Her house is open and airy, not stuffy and cluttered. On the walls are a handful of select photographs. Like the house, the walls are clean, simple. No clutter here, only simplicity and everything is so clean.
“This is my family,” she says moving over to one of the photographs. She pulls it off of the mantle and into her chest where she holds it for me to see.”This is my husband and my two daughters and this is me.” Her frail finger is pointing at the image of a beautiful woman in a red dress with white polka dots. The photo is black and white but I can tell it is red. I don’t know how, but I can. Or maybe it is my imagination. Either way, her dark hair is shining along with her smile. She is sitting to the left of her husband, who is also beaming for the camera. They each have a daughter at their side, two little girls with light curly hair. They’ve all just finished dinner. It’s dark out, but the white table cloth helps to illuminate their faces. They are happy.

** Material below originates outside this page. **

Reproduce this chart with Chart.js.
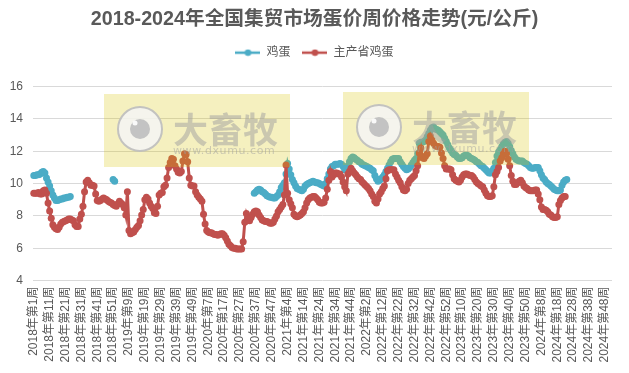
<!DOCTYPE html>
<html>
<head>
<meta charset="utf-8">
<style>
  html, body { margin: 0; padding: 0; background: #fff; }
  canvas { display: block; }
</style>
<script src="https://cdn.jsdelivr.net/npm/chart.js@4"></script>
</head>
<body>
<canvas id="eggChart" width="629" height="373"></canvas>
<script>
const years = [2018, 2019, 2020, 2021, 2022, 2023, 2024];
const weeksInYear = [52, 52, 53, 52, 52, 52, 52];
const yTicks = [4, 6, 8, 10, 12, 14, 16];
const labelEvery = 10;

const categories = [];
years.forEach((y, k) => {
  for (let w = 1; w <= weeksInYear[k]; w++) categories.push(y + '年第' + w + '周');
});

const mainProvince = [
  9.4,9.4,9.4,9.45,9.35,9.35,9.55,9.6,9.4,8.8,8.3,7.85,7.45,7.3,7.2,7.15,7.3,7.5,7.6,7.65,7.7,7.75,7.8,7.8,7.75,7.7,7.45,7.35,7.35,7.8,
  8.1,8.6,9.5,10.1,10.2,10.05,9.9,9.9,9.85,9.35,8.95,8.9,8.95,9.05,9.1,9.05,9.0,8.9,8.85,8.8,8.7,8.65,
  8.6,8.75,8.9,8.8,8.7,8.5,8.05,9.5,7.1,6.9,6.95,7.0,7.15,7.3,7.4,7.7,8.05,8.4,9.0,9.15,9.05,8.8,8.6,8.45,8.2,8.15,8.6,9.3,9.4,9.45,
  9.8,9.9,10.35,11.0,11.3,11.55,11.5,11.1,10.9,10.7,10.65,10.75,11.4,11.85,11.8,11.35,10.35,9.9,9.85,9.85,9.5,9.3,
  9.15,9.05,8.9,8.1,7.5,7.1,7.0,6.95,6.95,6.9,6.85,6.85,6.8,6.85,6.9,6.9,6.8,6.65,6.45,6.25,6.15,6.05,6.0,6.0,5.95,5.95,5.95,5.95,
  6.4,7.6,8.15,7.9,7.7,7.9,8.1,8.25,8.3,8.25,8.05,7.9,7.75,7.7,7.65,7.65,7.6,7.55,7.55,7.6,7.8,8.0,8.25,8.4,8.55,
  8.7,9.3,11.15,9.4,9.0,8.75,8.5,8.1,8.0,7.95,8.0,8.05,8.15,8.25,8.5,8.8,9.0,9.1,9.15,9.2,9.2,9.1,9.0,8.85,8.8,8.8,8.85,9.1,9.65,
  10.2,10.75,10.4,10.55,10.65,10.65,10.6,10.6,10.4,10.1,9.8,9.55,10.6,10.75,10.95,10.8,10.65,10.55,10.4,10.3,10.25,10.1,10.0,9.9,9.8,9.7,
  9.55,9.35,9.2,8.9,8.8,9.05,9.35,9.5,9.7,9.85,10.3,10.8,10.85,10.85,10.85,10.85,10.6,10.4,10.2,10.05,9.8,9.6,9.55,9.65,10.0,10.2,
  10.3,10.4,10.5,10.8,11.1,11.9,12.2,11.6,11.55,11.7,11.85,12.6,12.95,12.7,12.5,12.35,12.3,12.3,12.25,11.9,11.55,11.1,10.9,10.9,10.9,10.85,
  10.55,10.3,10.2,10.15,10.1,10.2,10.4,10.55,10.6,10.6,10.55,10.5,10.5,10.4,10.25,10.1,10.0,9.95,9.85,9.8,9.6,9.4,9.25,9.2,9.2,9.25,
  9.8,10.55,10.75,11.0,11.4,11.6,11.85,12.0,11.85,11.5,11.1,10.5,10.15,9.95,9.95,10.05,10.15,10.2,10.05,9.85,9.75,9.7,9.6,9.55,9.55,9.55,
  9.6,9.6,9.35,9.0,8.55,8.4,8.4,8.35,8.25,8.1,8.05,7.95,7.9,7.9,7.95,8.7,8.95,9.1,9.2,9.2
];

// 鸡蛋 has holes in the record, kept as runs between gaps
const eggEarly = [10.5,10.5,10.55,10.55,10.6,10.7,10.75,10.65,10.35,10.1,9.85,9.55,9.3,9.1,8.95,8.95,9.0,9.05,9.05,9.1,9.1,9.15,9.15,9.2];
const eggShort = [10.25,10.15];
const eggLate = [
  9.4,9.5,9.6,9.65,9.6,9.5,9.45,9.35,9.25,9.2,9.15,9.15,9.1,9.1,9.2,9.3,9.5,9.75,9.9,10.05,10.6,11.25,10.9,10.55,10.25,10.05,9.85,9.7,9.65,9.6,
  9.55,9.65,9.85,9.95,10.0,10.05,10.1,10.15,10.1,10.05,10.05,10.0,9.95,9.9,9.85,10.0,10.3,10.6,10.9,11.05,11.1,11.2,11.2,11.2,11.25,11.2,
  11.05,10.85,10.95,11.1,11.35,11.55,11.65,11.6,11.5,11.45,11.35,11.3,11.2,11.15,11.1,11.05,11.0,10.95,10.85,10.8,10.5,10.3,10.15,10.2,
  10.3,10.4,10.55,10.75,10.95,11.15,11.35,11.5,11.55,11.55,11.55,11.55,11.35,11.2,11.05,10.95,10.85,10.9,11.0,11.15,11.3,11.45,11.55,11.85,
  12.5,12.55,12.55,12.6,12.7,12.9,13.1,13.3,13.45,13.5,13.4,13.35,13.3,13.2,13.1,13.0,12.8,12.6,12.4,12.2,12.05,11.9,11.8,11.75,11.65,11.55,
  11.55,11.6,11.7,11.75,11.75,11.7,11.6,11.55,11.5,11.45,11.35,11.3,11.2,11.1,11.05,10.95,10.85,10.75,10.65,10.65,10.8,10.95,11.3,11.7,
  11.95,12.1,12.3,12.45,12.55,12.6,12.5,12.3,12.05,11.85,11.65,11.5,11.45,11.4,11.4,11.4,11.3,11.25,11.2,11.1,11.0,10.95,10.95,11.0,11.0,11.0,
  10.8,10.55,10.35,10.25,10.1,10.0,9.95,9.85,9.75,9.65,9.6,9.55,9.55,9.6,9.9,10.1,10.2,10.25
];
const gap = n => Array(n).fill(null);
const egg = [...eggEarly, ...gap(26), ...eggShort, ...gap(87), ...eggLate];

const TITLE = '2018-2024年全国集贸市场蛋价周价格走势(元/公斤)';
const BLUE = '#4bacc6';
const RED = '#c0504d';
const TEXT = '#595959';
const CJK = '"Liberation Sans", "Noto Sans CJK SC", sans-serif';

function legendIcon(color) {
  const c = document.createElement('canvas');
  c.width = 25; c.height = 8;
  const g = c.getContext('2d');
  g.strokeStyle = color; g.fillStyle = color; g.lineWidth = 2.5;
  g.beginPath(); g.moveTo(0, 4); g.lineTo(25, 4); g.stroke();
  g.beginPath(); g.arc(12.5, 4, 3.3, 0, Math.PI * 2); g.fill();
  return c;
}
const icons = [legendIcon(BLUE), legendIcon(RED)];

// the yellow logo stamps that lie over the plot
function stamp(ctx, x, y) {
  ctx.save();
  ctx.fillStyle = 'rgba(215,195,0,0.25)';
  ctx.fillRect(x, y, 186, 73);
  ctx.fillStyle = 'rgba(245,245,245,0.85)';
  ctx.strokeStyle = 'rgba(190,190,190,0.9)';
  ctx.lineWidth = 2;
  ctx.beginPath(); ctx.arc(x + 36, y + 35, 22, 0, Math.PI * 2); ctx.fill(); ctx.stroke();
  ctx.fillStyle = 'rgba(190,190,190,0.9)';
  ctx.beginPath(); ctx.arc(x + 36, y + 35, 10, 0, Math.PI * 2); ctx.fill();
  ctx.fillStyle = 'rgba(255,255,255,0.9)';
  ctx.beginPath(); ctx.arc(x + 31, y + 29, 2.5, 0, Math.PI * 2); ctx.fill();
  ctx.fillStyle = 'rgba(160,160,160,0.5)';
  ctx.textBaseline = 'alphabetic';
  ctx.font = 'bold 35px "Noto Sans CJK SC"';
  ctx.fillText('大畜牧', x + 69, y + 49);
  ctx.font = '11px "DejaVu Sans"';
  ctx.letterSpacing = '0.6px';
  ctx.fillText('www.dxumu.com', x + 69, y + 60);
  ctx.restore();
}

const stampPlugin = {
  id: 'stamps',
  beforeInit(chart) {
    // extra room under the legend
    const fit = chart.legend.fit;
    chart.legend.fit = function () {
      fit.call(chart.legend);
      this.height += 18;
    };
  },
  afterDatasetsDraw(chart) {
    stamp(chart.ctx, 104, 94);
    stamp(chart.ctx, 343, 92);
  }
};

new Chart(document.getElementById('eggChart').getContext('2d'), {
  type: 'line',
  data: {
    labels: categories,
    datasets: [
      {
        label: '鸡蛋', data: egg, order: 2,
        borderColor: BLUE, backgroundColor: BLUE, borderWidth: 3,
        pointRadius: 3.5, pointBackgroundColor: BLUE, pointBorderWidth: 0,
        spanGaps: false, tension: 0
      },
      {
        label: '主产省鸡蛋', data: mainProvince, order: 1,
        borderColor: RED, backgroundColor: RED, borderWidth: 3,
        pointRadius: 3.5, pointBackgroundColor: RED, pointBorderWidth: 0,
        tension: 0
      }
    ]
  },
  options: {
    responsive: false,
    animation: false,
    layout: { padding: { top: 0, right: 0, bottom: 0, left: 0 } },
    plugins: {
      tooltip: { enabled: false },
      title: {
        display: true, text: TITLE, color: TEXT,
        font: { family: CJK, size: 19.7, weight: 'bold' },
        padding: { top: 8, bottom: 3 }
      },
      legend: {
        display: true, position: 'top',
        labels: {
          usePointStyle: true, pointStyleWidth: 25, boxHeight: 12,
          color: TEXT, font: { family: CJK, size: 12 }, padding: 12,
          generateLabels(chart) {
            return chart.data.datasets.map((d, i) => ({
              text: d.label, fontColor: TEXT, datasetIndex: i,
              pointStyle: icons[i], lineWidth: 0, hidden: false
            }));
          }
        }
      }
    },
    scales: {
      x: {
        offset: true,
        afterFit(scale) { scale.height = 92.5; },
        grid: { display: false },
        border: { display: false },
        ticks: {
          autoSkip: false, minRotation: 90, maxRotation: 90, padding: -2,
          color: TEXT, font: { family: CJK, size: 12 },
          callback(v, i) { return i % labelEvery === 0 ? this.getLabelForValue(v) : ''; }
        }
      },
      y: {
        min: yTicks[0], max: yTicks[yTicks.length - 1],
        afterFit(scale) { scale.width = 33; },
        afterBuildTicks(scale) { scale.ticks = yTicks.map(v => ({ value: v })); },
        grid: { color: '#d9d9d9', lineWidth: 1, drawTicks: false },
        border: { display: false },
        ticks: { color: TEXT, padding: 10, font: { family: CJK, size: 12 } }
      },
      // empty strip on the right so the title stays centred on the page
      rightGap: {
        axis: 'y', position: 'right', display: true,
        afterFit(scale) { scale.width = 17; },
        grid: { display: false }, border: { display: false }, ticks: { display: false }
      }
    }
  },
  plugins: [stampPlugin]
});
</script>
</body>
</html>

“This photo was taken right before we left.”
“Where? Where are you from?” I ask eagerly. I feel like a five year old in her presence. Suddenly I am completely and absolutely ignorant to the ways of the world.
“Cuba. And this is in 1961, when we moved here. Because of well…” she trails off, not wanting to say – the Revolution. Interesting.
“Ahhhh… and you have been here ever since?”
“Yes,” she says, “right here in this house. My husband died nine years ago and now I am here. I am here. It is just me with the memories.”
“Then you are the richest woman in the world,” I want to say. But I don’t. Instead I can’t find my words and I tell her we should exchange numbers. I want her to call me if she ever needs anything. She will, she says and then I have to leave because Benjamin and his friends are calling my name. They are just a few feet away, but it may as well be miles. I have slipped into another world.